Inspired by the teeming creativity of the cabarets of the 1920s in France, where many black performers made their mark on history by the audacity and radical novelty of their creations, Carl-Édouard Keïta plunges us into the heart of a troubling ball. With the lead of the pencil on the paper, the geometrical silhouettes of the Roaring Twenties take shape; backstage scenes and portraits of muses and dancers such as Josephine Baker or Feral Benga, who embody the complex relationship that the era had with the body of the Other. The black body is represented here on stage, both as a receptacle of fantasies and as a vector of its own liberatory discourse.
The aesthetics of Carl-Edouard Keïta unfolds at the crossroads of influences, borrowing as much from constructivism, as from African primitive arts or from jazz. This mixture of references that the artist appropriates and reinterprets with brilliance to create his own universe echoes Paul Gilroy's notion of the "Black Atlantic". In his eponymous book, the theorist conceives the idea of an Atlantic Ocean as a network of cultural pollination and exchange flows between continents.

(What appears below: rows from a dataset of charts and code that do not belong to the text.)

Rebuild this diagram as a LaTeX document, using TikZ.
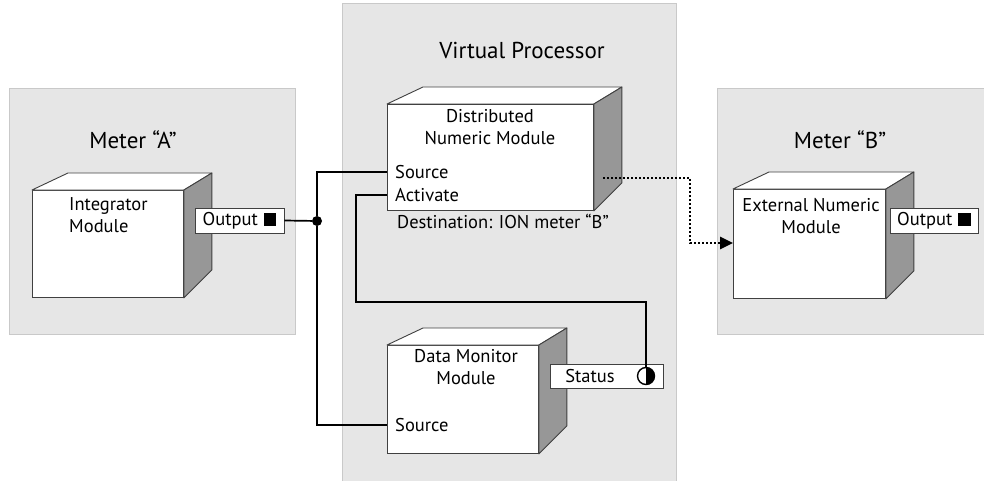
\documentclass[tikz,border=0pt]{standalone}
\usepackage{fontspec}
\setmainfont{PT Sans}
\usepackage{tikz}
\usetikzlibrary{positioning,arrows.meta,calc}
\definecolor{panelBG}{HTML}{E6E6E6}
\definecolor{panelBorder}{HTML}{C9C9C9}
\definecolor{sideFace}{HTML}{979797}
\definecolor{edgeLine}{HTML}{404040}

\begin{document}
\begin{tikzpicture}[
  x=1pt, y=-1pt,
  every node/.style={font=\fontsize{18.5}{22}\selectfont},
  panel/.style={draw=panelBorder,fill=panelBG,line width=1pt},
  title/.style={font=\fontsize{23}{26}\selectfont},
  front/.style={draw=edgeLine,fill=white,line width=0.9pt,anchor=north west,inner sep=0pt},
  topface/.style={draw=edgeLine,fill=white,line width=0.9pt,line join=round},
  sideface/.style={draw=edgeLine,fill=sideFace,line width=0.9pt,line join=round},
  modtxt/.style={align=center,inner sep=0pt,anchor=north},
  port/.style={anchor=west,inner xsep=8pt,inner ysep=0pt},
  pbox/.style={draw=edgeLine,fill=white,line width=0.9pt,minimum height=25pt,inner sep=0pt},
  wire/.style={line width=1.7pt,black},
  jdot/.style={circle,fill=black,inner sep=0pt,minimum size=10pt},
  dots/.style={line width=2.8pt,dash pattern=on 2.2pt off 1.8pt,
    -{Triangle[length=13pt,width=12pt]}},
  halfc/.style={circle,draw=black,line width=1.4pt,inner sep=0pt,minimum size=17pt,
    path picture={\fill (path picture bounding box.north) rectangle
      (path picture bounding box.south east);}}
]
  \useasboundingbox (0,0) rectangle (984,481);

  % --- panels ---
  \draw[panel] (9,89) rectangle (295,334);
  \draw[panel] (342,4) rectangle (676,490);
  \draw[panel] (717,89) rectangle (992,334);

  \node[title] (titleA) at (133,140) {Meter “A”};
  \node[title] (titleVP) at (522,50) {Virtual Processor};
  \node[title] (titleB) at (840,140) {Meter “B”};

  % --- module fronts ---
  \node[front,minimum width=151pt,minimum height=107pt] (integ) at (32,190) {};
  \node[front,minimum width=206pt,minimum height=106pt] (dnm) at (387,104) {};
  \node[front,minimum width=151pt,minimum height=108pt] (dmon) at (387,345) {};
  \node[front,minimum width=152pt,minimum height=109pt] (ext) at (733,189) {};

  % top and side faces
  \foreach \m in {integ,dnm,dmon,ext}{
    \draw[topface] (\m.north west) -- ([shift={(36,-17)}]\m.north west)
      -- ([shift={(28,-17)}]\m.north east) -- (\m.north east) -- cycle;
    \draw[sideface] (\m.north east) -- ([shift={(28,-17)}]\m.north east)
      -- ([shift={(28,-28)}]\m.south east) -- (\m.south east) -- cycle;
  }

  % module texts
  \node[modtxt,align=left,anchor=north west] (integT) at (69,197) {Integrator\\Module};
  \node[modtxt] (dnmT) at (490,109) {Distributed\\Numeric Module};
  \node[modtxt] (dmonT) at (466,349) {Data Monitor\\Module};
  \node[modtxt] (extT) at (811,198) {External Numeric\\Module};

  \node[port] (src) at (387,172) {Source};
  \node[port] (act) at (387,195) {Activate};
  \node[port] (dmsrc) at (387,425) {Source};
  \node (dest) at (503,221) {Destination: ION meter “B”};

  % --- output and status boxes ---
  \node[pbox,minimum width=89pt] (outA) at (239.5,220.5)
    {Output\hspace{6pt}\rule[-0.5pt]{12.5pt}{13pt}};
  \node[pbox,minimum width=88pt] (outB) at (934,220.5)
    {Output\hspace{6pt}\rule[-0.5pt]{12.5pt}{13pt}};
  \node[pbox,minimum width=113pt,minimum height=24pt] (stat) at (606.5,376) {};
  \node (statT) at (590,376) {Status};
  \node[halfc] (stc) at (646,376) {};

  % --- wires ---
  \node[jdot] (jn) at (317,221) {};
  \coordinate (bend) at (356,302);
  \draw[wire] (outA.east) -- (jn);
  \draw[wire] (jn) |- (src.west);
  \draw[wire] (jn) |- (dmsrc.west);
  \draw[wire] (act.west) -| (bend) -| (stc.north);

  \coordinate (dsrc) at (603,178);
  \coordinate (dbend) at (690,243);
  \draw[dots] (dsrc) -| (dbend) -- (ext.west |- dbend);
\end{tikzpicture}
\end{document}
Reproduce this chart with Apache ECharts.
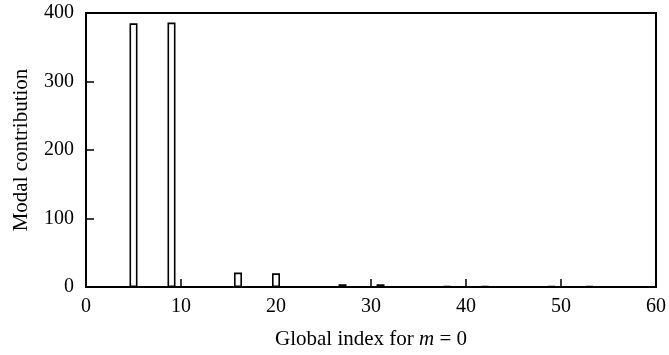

From one work to another, the exhibition Le Bal noir is thus a space for the circulation of polyphonic and visual heritages and unfolds as a sensitive experience where the spectator, subject of the story, is also its the writer and curator.
Carl-Edouard Keïta was born in 1992 in Abidjan, Ivory Coast. He now lives and works in New York. In 2021, he graduated from the New York Academy of Art where he also won the Best Draftsman Award for his graduation work. Le Bal noir is his first solo exhibition.